While professing support for an MIP cut, Gordon hinted that one is not imminent.
FHA is part of the federal government and it has to work through an 18-month budgeting cycle. Gordon pointed to the 10 months it took for her to win Senate confirmation as one reason for the delay in considering an MIP cut.
“I am hopeful that we can do something once we have a [fiscal year] ’23 budget,” she commented. “Now, your guess is as good as mine when that will be.”
In the past two months, the MBA and other trade groups sent letters to the Biden Administration and Department of Housing and Urban Development Secretary Marcia Fudge, pressing for a reduction in the MIP.
“MBA appreciates having Commissioner Gordon speak to our members at our Annual Convention,” according to a statement from a spokesperson. “We will continue to call for a reduction in the MIP to provide meaningful relief to FHA-insured borrowers.”

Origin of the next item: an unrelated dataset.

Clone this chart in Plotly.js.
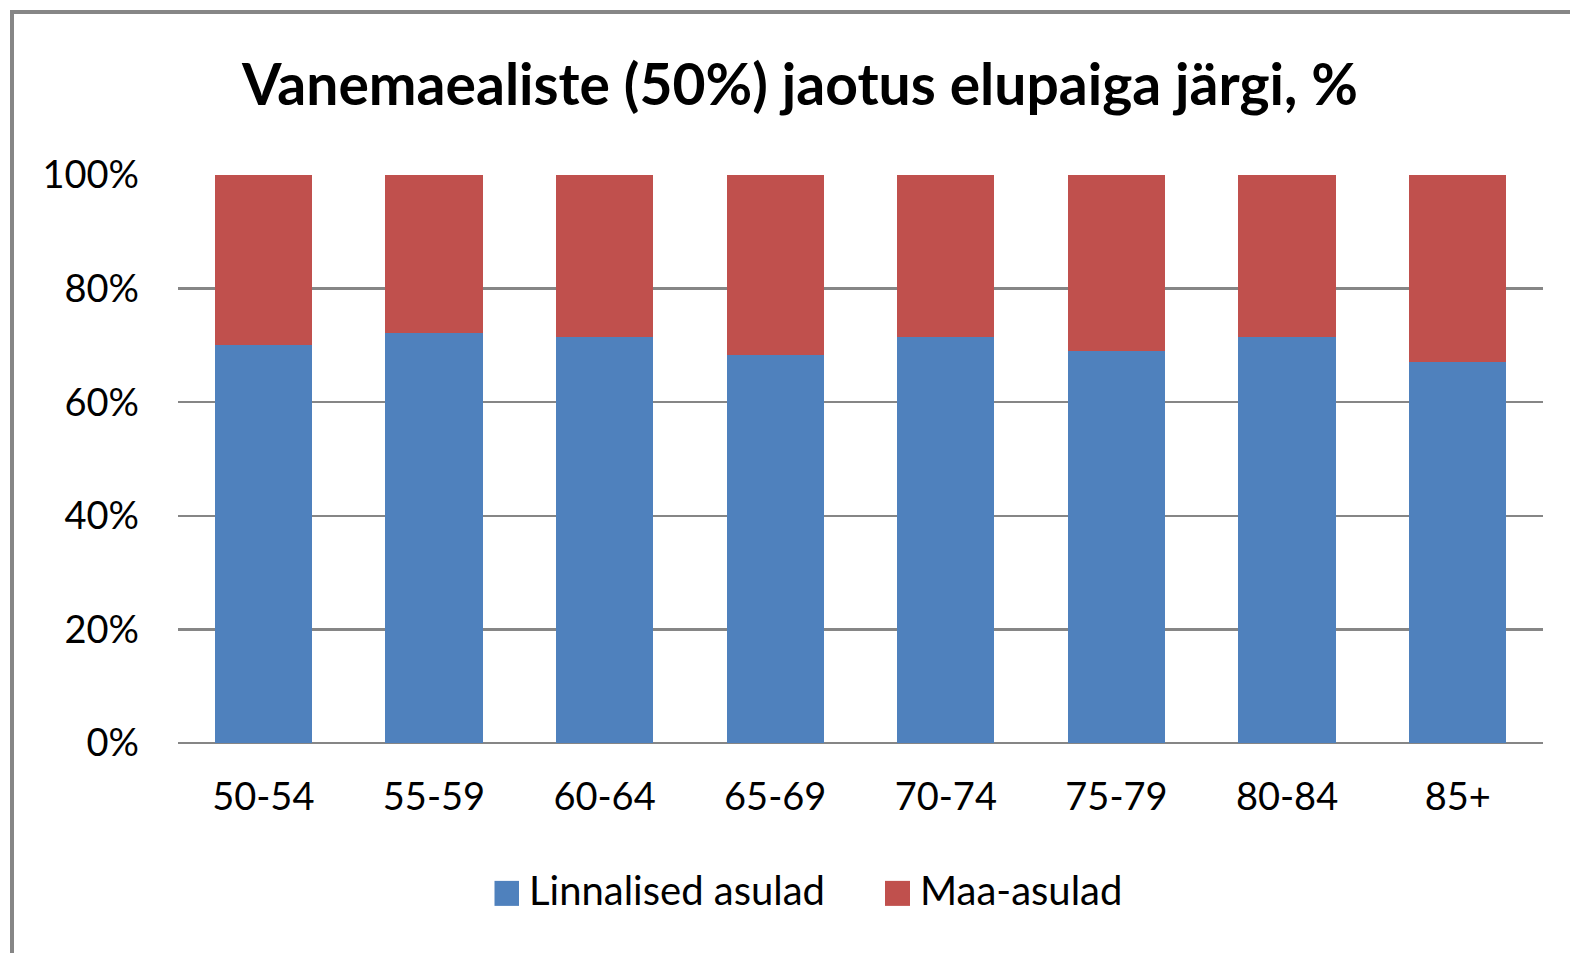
<!DOCTYPE html>
<html>
<head>
<meta charset="utf-8">
<script src="https://cdn.plot.ly/plotly-3.0.1.min.js"></script>
<style>
html,body{margin:0;padding:0;background:#fff;}
#chart{width:1570px;height:953px;}
</style>
</head>
<body>
<div id="chart"></div>
<script>
var categories = ["50-54", "55-59", "60-64", "65-69", "70-74", "75-79", "80-84", "85+"];
var seriesNames = ["Linnalised asulad", "Maa-asulad"];
var urban = [70.0, 72.1, 71.4, 68.3, 71.4, 69.0, 71.4, 67.1];
var rural = urban.map(function (v) { return +(100 - v).toFixed(1); });
var yTickVals = [0, 20, 40, 60, 80, 100];
var yTickText = ["0%", "20%", "40%", "60%", "80%", "100%"];
var titleText = "Vanemaealiste (50%) jaotus elupaiga järgi, %";

var colors = ["#4F81BD", "#C0504D"];
var W = 1570, H = 953;
var L = 178, R = 1543, T = 175, B = 742.7;
function px(x) { return (x - L) / (R - L); }
function py(y) { return (B - y) / (B - T); }

var traces = [
  {type: "bar", x: categories, y: urban, name: seriesNames[0], marker: {color: colors[0]}, hoverinfo: "x+y+name"},
  {type: "bar", x: categories, y: rural, name: seriesNames[1], marker: {color: colors[1]}, hoverinfo: "x+y+name"}
];

var shapes = [
  {type: "rect", xref: "paper", yref: "paper", x0: px(12), x1: px(1600), y0: py(12), y1: py(1000),
   line: {color: "#868686", width: 4}, fillcolor: "rgba(0,0,0,0)", layer: "above"},
  {type: "rect", xref: "paper", yref: "paper", x0: px(494.5), x1: px(519), y0: py(880.5), y1: py(905.5),
   line: {width: 0}, fillcolor: colors[0]},
  {type: "rect", xref: "paper", yref: "paper", x0: px(885), x1: px(910), y0: py(880.5), y1: py(905.5),
   line: {width: 0}, fillcolor: colors[1]}
];

var legendFont = {family: "Lato, 'Liberation Sans', sans-serif", size: 40, color: "#000"};
var annotations = [
  {xref: "paper", yref: "paper", x: px(527), y: py(890), xanchor: "left", yanchor: "middle",
   text: seriesNames[0], showarrow: false, font: legendFont},
  {xref: "paper", yref: "paper", x: px(918), y: py(890), xanchor: "left", yanchor: "middle",
   text: seriesNames[1], showarrow: false, font: legendFont}
];

var layout = {
  width: W, height: H,
  paper_bgcolor: "#fff", plot_bgcolor: "#fff",
  margin: {l: L, r: W - R, t: T, b: H - B, pad: 0},
  barmode: "stack",
  bargap: 0.43,
  showlegend: false,
  title: {
    text: "<b>" + titleText + "</b>",
    x: 800 / W, xref: "container", xanchor: "center",
    y: 1 - 85 / H, yref: "container", yanchor: "middle",
    font: {family: "Lato, 'Liberation Sans', sans-serif", size: 57, color: "#000"}
  },
  xaxis: {
    type: "category",
    showgrid: false, zeroline: false,
    showline: false, ticks: "",
    ticklabelstandoff: 28,
    tickfont: {family: "Lato, 'Liberation Sans', sans-serif", size: 38, color: "#000"}
  },
  yaxis: {
    range: [0, 100],
    tickvals: yTickVals, ticktext: yTickText,
    showgrid: true, gridcolor: "#868686", gridwidth: 2.5,
    zeroline: true, zerolinecolor: "#868686", zerolinewidth: 2.5,
    showline: false, ticks: "",
    ticklabelstandoff: 38,
    tickfont: {family: "Lato, 'Liberation Sans', sans-serif", size: 38, color: "#000"}
  },
  shapes: shapes,
  annotations: annotations
};

Plotly.newPlot("chart", traces, layout, {displayModeBar: false, staticPlot: true});
</script>
</body>
</html>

The Community Home Lenders of America also has been advocating for the FHA to act. “CHLA appreciates that a premium cut still seems to be under active consideration — and we renew our call for such action because of the affordability challenges homebuyers face,” Executive Director Scott Olson said in a statement.
But Gordon did agree with assessments made by the MBA, CHLA and others that the Mutual Mortgage Insurance Fund is healthy and that FHA has an opportunity to help the housing market.
However, “we can’t make a big difference with rates where they are, literally anything we do is just marginal,” Gordon said. “But we know that we can make a difference and that is something we’re working toward.”
Earlier in her presentation, Gordon said the best way for FHA to address housing affordability is to get the most innovative and creative ideas from the people in the mortgage industry.
The agency is going to put out more proposed rules and requests for information.
It is concerned about how rising rates are affecting affordability for homebuyers. FHA knows that those will have an impact on volume.
“But the area where I think we are most focused is making sure that those rising rates don’t leave us without the tools we need to help the borrowers who still need the help,” said Gordon.